* **WORK REQUIRED**
In the listing below, locate the lines that hold "this" and copy them.

* **DATA EXTRACT**
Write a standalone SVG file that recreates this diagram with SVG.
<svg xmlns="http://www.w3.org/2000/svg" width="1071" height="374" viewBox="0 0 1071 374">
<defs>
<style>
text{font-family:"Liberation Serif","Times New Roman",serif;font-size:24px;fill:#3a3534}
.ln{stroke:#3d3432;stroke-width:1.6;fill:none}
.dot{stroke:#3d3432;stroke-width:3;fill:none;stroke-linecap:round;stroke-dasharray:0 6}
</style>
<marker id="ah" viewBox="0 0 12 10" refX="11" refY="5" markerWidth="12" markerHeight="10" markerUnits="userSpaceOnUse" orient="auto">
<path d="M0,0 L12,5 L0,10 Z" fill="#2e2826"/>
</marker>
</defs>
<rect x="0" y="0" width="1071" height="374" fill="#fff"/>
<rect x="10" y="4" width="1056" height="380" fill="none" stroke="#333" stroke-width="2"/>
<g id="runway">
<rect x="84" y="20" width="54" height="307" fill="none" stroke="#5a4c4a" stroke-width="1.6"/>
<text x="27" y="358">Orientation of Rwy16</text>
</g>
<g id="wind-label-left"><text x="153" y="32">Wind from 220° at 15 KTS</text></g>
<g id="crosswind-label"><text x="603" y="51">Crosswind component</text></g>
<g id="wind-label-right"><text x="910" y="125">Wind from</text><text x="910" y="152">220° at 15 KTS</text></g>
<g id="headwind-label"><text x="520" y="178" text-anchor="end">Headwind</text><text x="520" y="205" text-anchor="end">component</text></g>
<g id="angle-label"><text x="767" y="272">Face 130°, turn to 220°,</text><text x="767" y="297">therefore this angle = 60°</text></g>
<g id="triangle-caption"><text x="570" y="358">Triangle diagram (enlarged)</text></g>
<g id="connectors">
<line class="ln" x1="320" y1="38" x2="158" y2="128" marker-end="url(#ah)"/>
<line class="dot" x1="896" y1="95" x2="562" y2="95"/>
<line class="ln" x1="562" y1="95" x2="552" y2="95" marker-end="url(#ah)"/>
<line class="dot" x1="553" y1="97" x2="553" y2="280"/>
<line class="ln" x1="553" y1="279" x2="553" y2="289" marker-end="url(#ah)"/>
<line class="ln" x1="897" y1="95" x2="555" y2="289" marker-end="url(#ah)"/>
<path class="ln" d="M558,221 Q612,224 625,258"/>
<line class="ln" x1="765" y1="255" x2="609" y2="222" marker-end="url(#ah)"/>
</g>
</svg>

* **RESULT**
Write a standalone SVG file that recreates this diagram with SVG.
<g id="angle-label"><text x="767" y="272">Face 130°, turn to 220°,</text><text x="767" y="297">therefore this angle = 60°</text></g>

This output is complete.